November 18, 2013

WRITING ADVICE: Julie Czerneda’s Writing Workshop! #6 – “How do you FEEL?”

In 2005, whilst perusing the shelves at the Hennepin County Public Library, I stumbled across CHANGING VISION by Julie Czerneda (say it: chur-nay-dah), an author I'd never heard of, and was intrigued by the aliens on the cover by artist Luis Royo. It didn’t matter that the book was the second in a series, the cover entranced me and so I read. The book was spectacular, I read others, and fell entirely in love with another series of hers called SPECIES IMPERATIVE for its fascinating aliens and superior characterization. A teacher deeply at heart, Julie Czerneda shares ideas and methodology wherever she goes. On her website, http://www.czerneda.com/classroom/classroom.html she shares ideas for writers. I want to share what kind of impact her ideas have had on my own writing.  They are used with the author’s permission.

“TONE: As a starting point, choose what you wish readers to feel after reading this story.”

Oh! Oh! Oh! Pick me! Pick me!

This is one I love; one I’ve struggled with; and one I feel I have moderately accomplished.

When I wrote “Teaching Women to Fly”, I was trying hard to make the story conform to what I’d read in every literary story I’d ever tried to read or forced myself to read. My definition of literary fiction I wrote in 2009: “…about powerless people living their lives in excruciating detail. The main character is the author in disguise making educated, satirical, wise, obscure, or erudite commentary in a way that no real person in that life could possibly be able to duplicate.”

It was NOT a “normal” science fiction story in that I wasn’t trying to be spectacularly hopeful nor was I trying to be spectacularly grim.

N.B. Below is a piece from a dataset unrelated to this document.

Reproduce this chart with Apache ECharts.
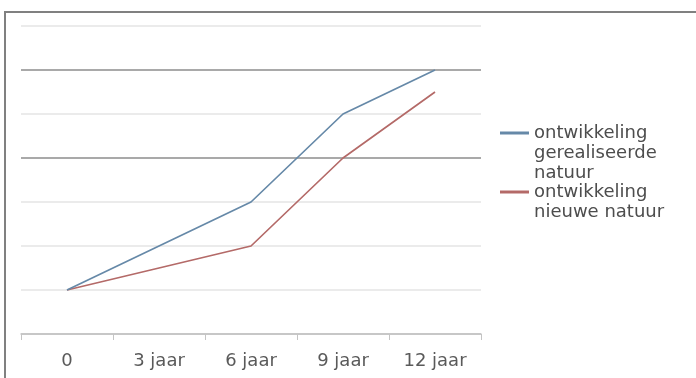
<!DOCTYPE html>
<html>
<head>
<meta charset="utf-8">
<script src="https://cdn.jsdelivr.net/npm/echarts@6/dist/echarts.min.js"></script>
<style>
  html, body { margin: 0; padding: 0; background: #fff; }
  #chart { width: 696px; height: 378px; }
</style>
</head>
<body>
<div id="chart"></div>
<script>
// categories on the x axis
const categories = ['0', '3 jaar', '6 jaar', '9 jaar', '12 jaar'];

// series values
const gerealiseerd = [1, 2, 3, 5, 6];
const nieuw        = [1, 1.5, 2, 4, 5.5];

const seriesNames = ['ontwikkeling\ngerealiseerde\nnatuur', 'ontwikkeling\nnieuwe natuur'];

const blueLine = '#6689a8';
const redLine  = '#b46a68';
const lightGrid = '#e4e4e4';
const darkGrid  = '#8c8c8c';
const font = 'DejaVu Sans';

const chart = echarts.init(document.getElementById('chart'));

// legend text is centred on the icon, so pad the top with empty lines
// to put the icon next to the first line, like the picture
function legendFor(name, top) {
  const lines = name.split('\n').length;
  return {
    orient: 'vertical',
    left: 500,
    top: top,
    padding: 0,
    itemWidth: 29,
    itemHeight: 3,
    icon: 'rect',
    selectedMode: false,
    data: [name],
    formatter: n => '\n'.repeat(lines - 1) + n,
    textStyle: { color: '#4d4d4d', fontFamily: font, fontSize: 18, lineHeight: 20 }
  };
}

chart.setOption({
  animation: false,
  backgroundColor: '#fff',
  grid: { left: 21, right: 215, top: 26, bottom: 44, containLabel: false },
  xAxis: {
    type: 'category',
    data: categories,
    boundaryGap: true,
    axisLine: { lineStyle: { color: '#c4c4c4', width: 1.5 } },
    axisTick: { show: true, length: 6, lineStyle: { color: '#c4c4c4' } },
    axisLabel: { color: '#5a5a5a', fontFamily: font, fontSize: 18, margin: 18 }
  },
  yAxis: {
    type: 'value',
    min: 0,
    max: 7,
    interval: 1,
    axisLine: { show: false },
    axisTick: { show: false },
    axisLabel: { show: false },
    splitLine: {
      show: true,
      lineStyle: {
        width: 1.5,
        // value 4 and 6 lines are the darker ones in the picture
        color: ['#c4c4c4', lightGrid, lightGrid, lightGrid, darkGrid, lightGrid, darkGrid, lightGrid]
      }
    }
  },
  legend: [
    legendFor(seriesNames[0], 83),
    legendFor(seriesNames[1], 162)
  ],
  graphic: [
    {
      // frame round the chart area, open to the right and bottom
      type: 'polyline',
      shape: { points: [[5, 378], [5, 12], [696, 12]] },
      style: { stroke: '#808080', lineWidth: 2, fill: null },
      silent: true
    }
  ],
  series: [
    {
      name: seriesNames[0],
      type: 'line',
      data: gerealiseerd,
      symbol: 'none',
      color: blueLine,
      lineStyle: { width: 1.7, color: blueLine },
      z: 3
    },
    {
      name: seriesNames[1],
      type: 'line',
      data: nieuw,
      symbol: 'none',
      color: redLine,
      lineStyle: { width: 1.7, color: redLine },
      z: 2
    }
  ]
});
</script>
</body>
</html>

I wanted to see what a woman who felt trapped on an alien world, among neighbors and not horribly oppressed or not under constant alien attack…rather, I wanted her to have lost sight of the wonder that she LIVED in.

I wanted people to feel her desperation.

A couple of newer stories – ones I can’t post because that constitutes publication in this new electronic world we live in – are also “tone” pieces in which I want a reader to feel a very particular way.

In “Extreme Contact”, I have a couple of teens who don’t know exactly what they’re supposed to be doing and who find out only after they’ve been chased around the surface of an alien world by aliens speaking a language they can’t understand…then they discover that they may have a DIFFERENT language they share. A language beyond words and one of emotion and joy. I want my readers to feel the same sense of surprise I did when I saw “Darmok” for the first time (episode 102 of STAR TREK: THE NEXT GENERATION). In it, Captain Picard is kidnapped and meets another alien captain of a ship that is moderately more powerful that the USS Enterprise. They both speak English via Universal Translators, but Tamarian’s speak using metaphor rather than Human-style linear description.

They figure it out, but not until the Tamarian dies from wounds inflicted by a savage, animal-like (and invisible) alien.

The revelation at the end of the episode that I could “speak Tamarian” filled me with wonder.

It is that sense that the tone of a book or story should build. I didn’t notice this methodology so much in Julie Czerneda’s science fiction, but she was in absolute top form in crafting the tone of A TURN OF LIGHT, her newest novel – and the first real fantasy book she’s ever done.

I intend to keep on working on this skill – maybe to the point where I can write set such an incredible tone that I might be compared to Susanna Clarke’s JONATHAN STRANGE AND MR. NORRELL.